Spin-independent two-neutrino exchange potential with mixing and $CP$ violation

We develop a new approach for calculating the spin-independent two-neutrino exchange potential (2NEP) between nonrelativistic fermions which places emphasis on the neutrino vacuum state, an area of theoretical interest in recent years. The 2NEP is a natural probe of fundamental issues of neutrino physics such as neutrino masses, flavor mixing, the number of neutrino flavors, neutrino nature (Dirac or Majorana), $CP$ violation, and the neutrino vacuum state. We explore the dependence of the 2NEP on the mixing of neutrino mass states assuming normal and inverted mass ordering for nucleon-nucleon, nucleon-lepton, and lepton-lepton interactions, and the $CP$-violation phase in the neutrino mixing matrix.

Figure 1

Feynman diagram of neutrino-antineutrino exchange between fermions which leads to Eq. (1).

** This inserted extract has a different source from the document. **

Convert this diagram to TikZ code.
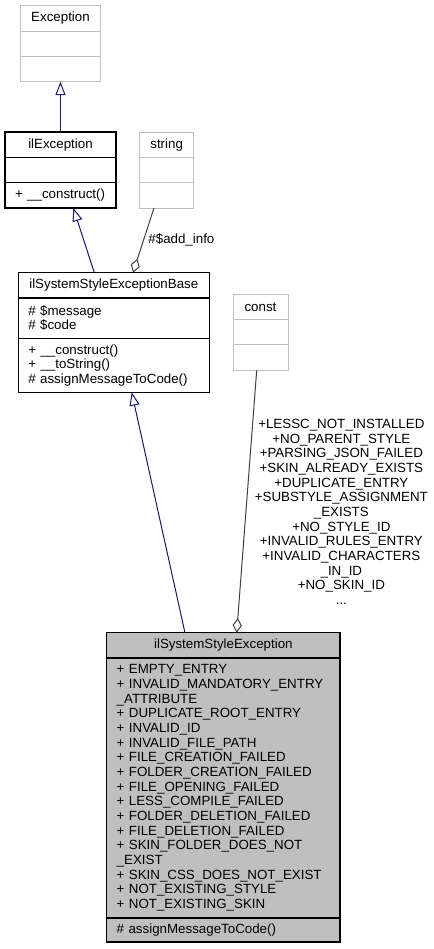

The thicker (thinner) lines denote fermion (neutrino) propagators.

Figure 2

Feynman diagrams showing how the NC (top) and CC (bottom) processes involving vector bosons $Z^0$ and $W^{\pm }$ and neutrinos lead to the effective process described by Eqs. (26) and (27) when the energies involved satisfy $E\ll M_Z,M_W$. Note that nucleons and charged leptons interact via NC processes while only leptons participate in the CC processes.

Figure 3

Feynman diagrams contributing to the 2NEP. Here (a) represents the NC-NC interaction, (b) one of the two NC-CC diagrams contributing to the lepton weak form factor, and (c) the CC-CC diagram. For the nucleon-nucleon 2NEP, only the diagram (a) contributes, while diagrams (a) and (b) contribute to the nucleon-lepton 2NEP. Finally, (a), (b), and (c) contribute to the lepton-lepton 2NEP.

Figure 4

Plots of the total 2NEP between nucleons and electrons with NO of neutrino masses: the black lines represent the neutron-electron 2NEP, while the gray lines represent the proton-electron 2NEP. We assumed the smallest neutrino mass state $m_{\min }=0\mathrm{eV}$ (short-dashed), $m_{\min }=0.05\mathrm{eV}$ (long-dashed) and $m_{\min }=0.25\mathrm{eV}$ (solid). Values for all other parameters used were obtained from the Particle Data Group [44] given in Table 2.

Figure 5

Plots of the total 2NEP between (a) 2 electrons and (b) electron and muon. Black lines represent NO of neutrino masses while the gray lines represent IO. It is assumed respectively that $m_{\min }=0\mathrm{eV}$ (short-dashed), $m_{\min }=0.05\mathrm{eV}$ (long-dashed), $m_{\min }=0.25\mathrm{eV}$ (solid), and that neutrinos are massless without mixing (black, dot-dashed). Values for all other parameters were obtained from the Particle Data Group [44] given in Table 2.

Figure 6

The ratios of the contribution from neutrino mixing to the overall 2NEP between: (a) Two electrons, (b) two muons, (c) two taus, (d) electron and muon, (e) electron and tau and (f) muon and tau. Black lines represent NO of neutrino masses while the gray lines represent IO. It is assumed respectively that $m_{\min }=0\mathrm{eV}$ (short-dashed), $m_{\min }=0.05\mathrm{eV}$ (long-dashed), $m_{\min }=0.25\mathrm{eV}$ (solid). Values for all other relevant parameters were obtained from the Particle Data Group [44] given in Table 2.

Figure 7

The absolute value of the ratio $V_{e\mu }^{(CP)}(r)/V_{e\mu }^{(0)}(r)$ from Eq. (61) for several possibilities of minimum neutrino masses. Black lines represent NO of neutrino masses while the gray lines represent IO. It is assumed respectively that $m_{\min }=0\mathrm{eV}$ (short-dashed), $m_{\min }=0.05\mathrm{eV}$ (long-dashed), $m_{\min }=0.25\mathrm{eV}$ (solid). Values of all other parameters were obtained from the Particle Data Group [44] given in Table 2. Note: For $r>0$, each cusp in the IO curves corresponds to where the contribution of the $CP$-violating term changes its sign.